What is generalizability? Generalizability is the degree to which a test is useful across contexts (situations, candidates, jobs)
Utility
Utility is the degree to which the information provided by selection methods enhances the effectiveness of selecting personnel in organizations. In other words, it is the usefulness of a particular selection method. Although this is a separate and somewhat independent dimension from the other means by which we evaluate selection tools, such as reliability, the utility of a particular method is impacted by reliability, validity and generalizability. That is to say, the more reliable, valid or generalizable a particular method, the higher its utility. That said, other factors are indicative of utility. For instance, when a selection ratio is lower, the utility of a test is higher, all else equal. We want to have a large proportion of applicants relative to the number of persons we are selecting. Other factors such as the cost of a test, the extent to which the test is related to turnover and so on are all considered in relation to the utility of a particular test or measure.
Lecture:
What is utility? Usefulness. Don’t consider only for reliability, but also for generalizability. IQ highly relevant across jobs, but not persons. IQ causes disparate impact. People of color perform more poorly. Cannot cheat on an IQ test.
Types of Selection Methods
Types of selection methods used to assess a person for employment include:
- interviews
- honesty tests and drug tests
- work samples
- personality inventories
- cognitive ability tests
We don’t have time to consider every possible personnel selection method, but let’s consider some of the more widely used methods in a bit more detail. In general, there are selection methods that tend to occur in initial stages of selection, and those that tend to occur in later stages of selection, as well as those that occur during a final screening. Evaluation of resumes to determine candidates’ fit with a position occurs early in the selection process. Related to this, the use of biographical data and different types of tests tend to occur relatively early in the selection process – they can be used to screen out candidates, and they are relatively faster and cheaper than other selection methods. Other methods, such as interviews, occur later in the selection process once candidates have been carefully screened. Reference checks and drug testing tend to occur in final screening of applicants.
Resume Screening
Perhaps the first step in a selection process is for a qualified HR professional, such as an HR coordinator, to screen resumes so as to sort candidates into two “piles” so to speak– those that meet the basic qualifications for a job, or the job req’s, and those that do not. Those that do will be moved on to other stages of the selection process. Some tips from the book “Hiring Great People” are offered above for persons to consider when screening resumes, such as being “open” and avoiding discriminatory information. Existing research, including research that I have conducted myself, shows that decision makers, such as hiring managers, will make hiring decisions based on candidates’ demographic information, such as gender, sexual orientation and so on – so it is important that persons screening resumes be trained professionals.

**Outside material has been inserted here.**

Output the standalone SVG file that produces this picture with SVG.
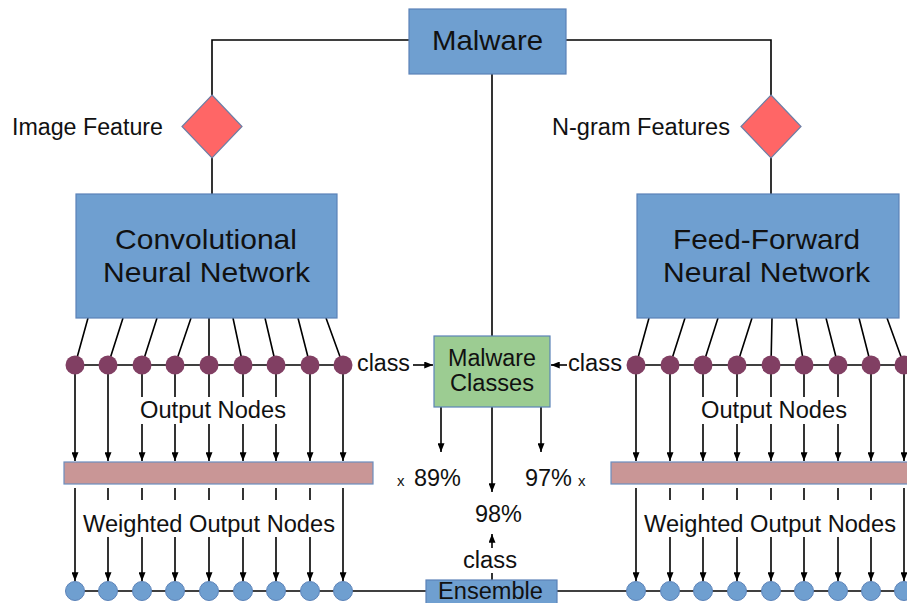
<svg xmlns="http://www.w3.org/2000/svg" width="907" height="603" viewBox="0 0 907 603">
<defs>
<style>
.box{fill:#6f9fd0;stroke:#5b82b8;stroke-width:1.2}
.green{fill:#9ccc92;stroke:#5b82b8;stroke-width:1.2}
.bar{fill:#c99696;stroke:#6c8ebf;stroke-width:1.2}
.dia{fill:#ff6666;stroke:#6c7fa6;stroke-width:1.2}
.pdot{fill:#813f63}
.bdot{fill:#6f9fd0;stroke:#5b82b8;stroke-width:1}
.ln{stroke:#000;stroke-width:1.6;fill:none}
.ar{stroke:#000;stroke-width:1.6;fill:none;marker-end:url(#ah)}
text{font-family:"Liberation Sans",Arial,sans-serif;fill:#111}
.t{font-size:23px}
.big{font-size:28px}
.sm{font-size:15px}
.wb{fill:#fff}
</style>
<marker id="ah" viewBox="0 0 10 8" refX="10" refY="4" markerWidth="9" markerHeight="7" orient="auto" markerUnits="userSpaceOnUse">
<path d="M0,0 L10,4 L0,8 z" fill="#000"/>
</marker>
</defs>

<g id="connectors">
<path class="ln" d="M409,40 H212 V95"/>
<path class="ln" d="M212,158 V194"/>
<path class="ln" d="M566,40 H771 V95"/>
<path class="ln" d="M771,158 V194"/>
<path class="ln" d="M492,74 V336"/>
<path class="ln" d="M88,318 L75,365 M123,318 L108,365 M157,318 L142,365 M191,318 L175,365 M209,318 L209,365 M233,318 L243,365 M265,318 L276,365 M298,318 L310,365 M326,318 L343,365"/>
<path class="ln" d="M649,318 L636,365 M685,318 L670,365 M718,318 L703,365 M752,318 L737,365 M772,318 L771,365 M796,318 L804,365 M826,318 L838,365 M859,318 L871,365 M887,318 L904,365"/>
<path class="ln" d="M75,365 H352"/>
<path class="ln" d="M627,365 H907"/>
<path class="ln" d="M75,591 H426"/>
<path class="ln" d="M557,591 H907"/>
<line class="ar" x1="75" y1="365" x2="75" y2="461"/>
<line class="ar" x1="108" y1="365" x2="108" y2="461"/>
<line class="ar" x1="142" y1="365" x2="142" y2="461"/>
<line class="ar" x1="175" y1="365" x2="175" y2="461"/>
<line class="ar" x1="209" y1="365" x2="209" y2="461"/>
<line class="ar" x1="243" y1="365" x2="243" y2="461"/>
<line class="ar" x1="276" y1="365" x2="276" y2="461"/>
<line class="ar" x1="310" y1="365" x2="310" y2="461"/>
<line class="ar" x1="343" y1="365" x2="343" y2="461"/>
<line class="ar" x1="75" y1="488" x2="75" y2="581"/>
<line class="ar" x1="108" y1="488" x2="108" y2="581"/>
<line class="ar" x1="142" y1="488" x2="142" y2="581"/>
<line class="ar" x1="175" y1="488" x2="175" y2="581"/>
<line class="ar" x1="209" y1="488" x2="209" y2="581"/>
<line class="ar" x1="243" y1="488" x2="243" y2="581"/>
<line class="ar" x1="276" y1="488" x2="276" y2="581"/>
<line class="ar" x1="310" y1="488" x2="310" y2="581"/>
<line class="ar" x1="343" y1="488" x2="343" y2="581"/>
<line class="ar" x1="636" y1="365" x2="636" y2="461"/>
<line class="ar" x1="670" y1="365" x2="670" y2="461"/>
<line class="ar" x1="703" y1="365" x2="703" y2="461"/>
<line class="ar" x1="737" y1="365" x2="737" y2="461"/>
<line class="ar" x1="771" y1="365" x2="771" y2="461"/>
<line class="ar" x1="804" y1="365" x2="804" y2="461"/>
<line class="ar" x1="838" y1="365" x2="838" y2="461"/>
<line class="ar" x1="871" y1="365" x2="871" y2="461"/>
<line class="ar" x1="904" y1="365" x2="904" y2="461"/>
<line class="ar" x1="636" y1="488" x2="636" y2="581"/>
<line class="ar" x1="670" y1="488" x2="670" y2="581"/>
<line class="ar" x1="703" y1="488" x2="703" y2="581"/>
<line class="ar" x1="737" y1="488" x2="737" y2="581"/>
<line class="ar" x1="771" y1="488" x2="771" y2="581"/>
<line class="ar" x1="804" y1="488" x2="804" y2="581"/>
<line class="ar" x1="838" y1="488" x2="838" y2="581"/>
<line class="ar" x1="871" y1="488" x2="871" y2="581"/>
<line class="ar" x1="904" y1="488" x2="904" y2="581"/>
<line class="ar" x1="413" y1="365" x2="433" y2="365"/>
<line class="ar" x1="567" y1="365" x2="551" y2="365"/>
<line class="ar" x1="441" y1="407" x2="441" y2="452"/>
<line class="ar" x1="541" y1="407" x2="541" y2="452"/>
<line class="ar" x1="492" y1="407" x2="492" y2="492"/>
<line class="ar" x1="492" y1="548" x2="492" y2="534"/>
<line class="ln" x1="492" y1="573" x2="492" y2="581"/>
</g>

<rect class="wb" x="139" y="397" width="149" height="27"/>
<rect class="wb" x="81" y="500" width="256" height="37"/>
<rect class="wb" x="700" y="397" width="149" height="27"/>
<rect class="wb" x="641" y="500" width="256" height="37"/>

<g id="malware">
<rect class="box" x="409" y="9" width="157" height="65"/>
<text class="big" x="487.5" y="50" text-anchor="middle" font-size="27" textLength="111" lengthAdjust="spacingAndGlyphs">Malware</text>
</g>

<g id="image-feature">
<polygon class="dia" points="212,95 242,126.5 212,158 182,126.5"/>
<text class="t" x="12" y="135" textLength="151" lengthAdjust="spacingAndGlyphs" font-size="22">Image Feature</text>
</g>

<g id="ngram-features">
<polygon class="dia" points="771,95 801,126.5 771,158 741,126.5"/>
<text class="t" x="552" y="135" textLength="178" lengthAdjust="spacingAndGlyphs" font-size="22">N-gram Features</text>
</g>

<g id="cnn">
<rect class="box" x="76" y="194" width="261" height="124"/>
<text class="big" x="206" y="249" text-anchor="middle" textLength="182" lengthAdjust="spacingAndGlyphs">Convolutional</text>
<text class="big" x="206.5" y="282" text-anchor="middle" textLength="207" lengthAdjust="spacingAndGlyphs">Neural Network</text>
</g>

<g id="ffnn">
<rect class="box" x="637" y="194" width="262" height="124"/>
<text class="big" x="766.5" y="249" text-anchor="middle" textLength="187" lengthAdjust="spacingAndGlyphs">Feed-Forward</text>
<text class="big" x="766.5" y="282" text-anchor="middle" textLength="207" lengthAdjust="spacingAndGlyphs">Neural Network</text>
</g>

<g id="cnn-output-nodes">
<circle class="pdot" cx="75" cy="365" r="9.5"/>
<circle class="pdot" cx="108" cy="365" r="9.5"/>
<circle class="pdot" cx="142" cy="365" r="9.5"/>
<circle class="pdot" cx="175" cy="365" r="9.5"/>
<circle class="pdot" cx="209" cy="365" r="9.5"/>
<circle class="pdot" cx="243" cy="365" r="9.5"/>
<circle class="pdot" cx="276" cy="365" r="9.5"/>
<circle class="pdot" cx="310" cy="365" r="9.5"/>
<circle class="pdot" cx="343" cy="365" r="9.5"/>
<text class="t" x="213" y="418" text-anchor="middle" textLength="146" lengthAdjust="spacingAndGlyphs" font-size="21">Output Nodes</text>
<text class="t" x="357" y="371" textLength="53" lengthAdjust="spacingAndGlyphs">class</text>
</g>

<g id="ffnn-output-nodes">
<circle class="pdot" cx="636" cy="365" r="9.5"/>
<circle class="pdot" cx="670" cy="365" r="9.5"/>
<circle class="pdot" cx="703" cy="365" r="9.5"/>
<circle class="pdot" cx="737" cy="365" r="9.5"/>
<circle class="pdot" cx="771" cy="365" r="9.5"/>
<circle class="pdot" cx="804" cy="365" r="9.5"/>
<circle class="pdot" cx="838" cy="365" r="9.5"/>
<circle class="pdot" cx="871" cy="365" r="9.5"/>
<circle class="pdot" cx="904" cy="365" r="9.5"/>
<text class="t" x="774" y="418" text-anchor="middle" textLength="146" lengthAdjust="spacingAndGlyphs" font-size="21">Output Nodes</text>
<text class="t" x="568" y="371" textLength="54" lengthAdjust="spacingAndGlyphs">class</text>
</g>

<g id="malware-classes">
<rect class="green" x="434" y="336" width="116" height="71"/>
<text class="t" x="492" y="366" text-anchor="middle" textLength="88" lengthAdjust="spacingAndGlyphs" font-size="22">Malware</text>
<text class="t" x="492" y="391" text-anchor="middle" textLength="84" lengthAdjust="spacingAndGlyphs" font-size="22">Classes</text>
</g>

<g id="cnn-weights">
<rect class="bar" x="64" y="462" width="309" height="22"/>
<text class="t" x="209" y="532" text-anchor="middle" textLength="252" lengthAdjust="spacingAndGlyphs" font-size="22">Weighted Output Nodes</text>
</g>

<g id="ffnn-weights">
<rect class="bar" x="611" y="462" width="300" height="22"/>
<text class="t" x="770" y="532" text-anchor="middle" textLength="252" lengthAdjust="spacingAndGlyphs" font-size="22">Weighted Output Nodes</text>
</g>

<g id="accuracies">
<text class="sm" x="397" y="486">x</text>
<text class="t" x="414" y="486" textLength="47" lengthAdjust="spacingAndGlyphs">89%</text>
<text class="t" x="525" y="486" textLength="47" lengthAdjust="spacingAndGlyphs">97%</text>
<text class="sm" x="578" y="486">x</text>
<text class="t" x="498.5" y="522" text-anchor="middle" textLength="47" lengthAdjust="spacingAndGlyphs">98%</text>
<text class="t" x="490" y="568" text-anchor="middle" textLength="54" lengthAdjust="spacingAndGlyphs">class</text>
</g>

<g id="cnn-weighted-nodes">
<circle class="bdot" cx="75" cy="591" r="9.5"/>
<circle class="bdot" cx="108" cy="591" r="9.5"/>
<circle class="bdot" cx="142" cy="591" r="9.5"/>
<circle class="bdot" cx="175" cy="591" r="9.5"/>
<circle class="bdot" cx="209" cy="591" r="9.5"/>
<circle class="bdot" cx="243" cy="591" r="9.5"/>
<circle class="bdot" cx="276" cy="591" r="9.5"/>
<circle class="bdot" cx="310" cy="591" r="9.5"/>
<circle class="bdot" cx="343" cy="591" r="9.5"/>
</g>

<g id="ffnn-weighted-nodes">
<circle class="bdot" cx="636" cy="591" r="9.5"/>
<circle class="bdot" cx="670" cy="591" r="9.5"/>
<circle class="bdot" cx="703" cy="591" r="9.5"/>
<circle class="bdot" cx="737" cy="591" r="9.5"/>
<circle class="bdot" cx="771" cy="591" r="9.5"/>
<circle class="bdot" cx="804" cy="591" r="9.5"/>
<circle class="bdot" cx="838" cy="591" r="9.5"/>
<circle class="bdot" cx="871" cy="591" r="9.5"/>
<circle class="bdot" cx="904" cy="591" r="9.5"/>
</g>

<g id="ensemble">
<rect class="box" x="426" y="580" width="131" height="30"/>
<text class="t" x="490.5" y="599" text-anchor="middle" textLength="105" lengthAdjust="spacingAndGlyphs">Ensemble</text>
</g>
</svg>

Biographical Data (Bio-data)
The basic premise behind biodata is that past behavior is a good (maybe the best) predictor of future behavior, a principle of behavioral consistency. In general, questions developed by subject matter experts about situations that are likely to have occurred in one’s past – and how one behaved in these situations – are used to predict job performance. Biodata measures tend to have 10 to 30 items; a single biodata question will not be a good predictor of future performance.
Biographical data from applicants (hobbies, experiences in school, preferred supervisor) learned through questionnaire or from a resume. Information is compared to information from firm’s successful employees. For instance, potential leadership ability could be predicted by previous leadership experience. Must ensure questions are job related and attempt to verify information provided. The biggest concern with the use of biographical data is that applicants who supply the information may be motivated to misrepresent themselves. Thus, it is important to control distortion by, for instance, warning about including a lie detection scale and/or asking applicants to elaborate on their answers. In general, validities tend to be practically significant, in the moderate range (around .30). Biodata need to always be job related (meaning they are related to job content and/or they predict job performance) and should be designed to not unfairly discriminate against protected classes, i.e., cause disparate impact.
Biodata items require extensive time and effort in terms of development, but they are relatively inexpensive to administer and score (often automated scoring procedures are used).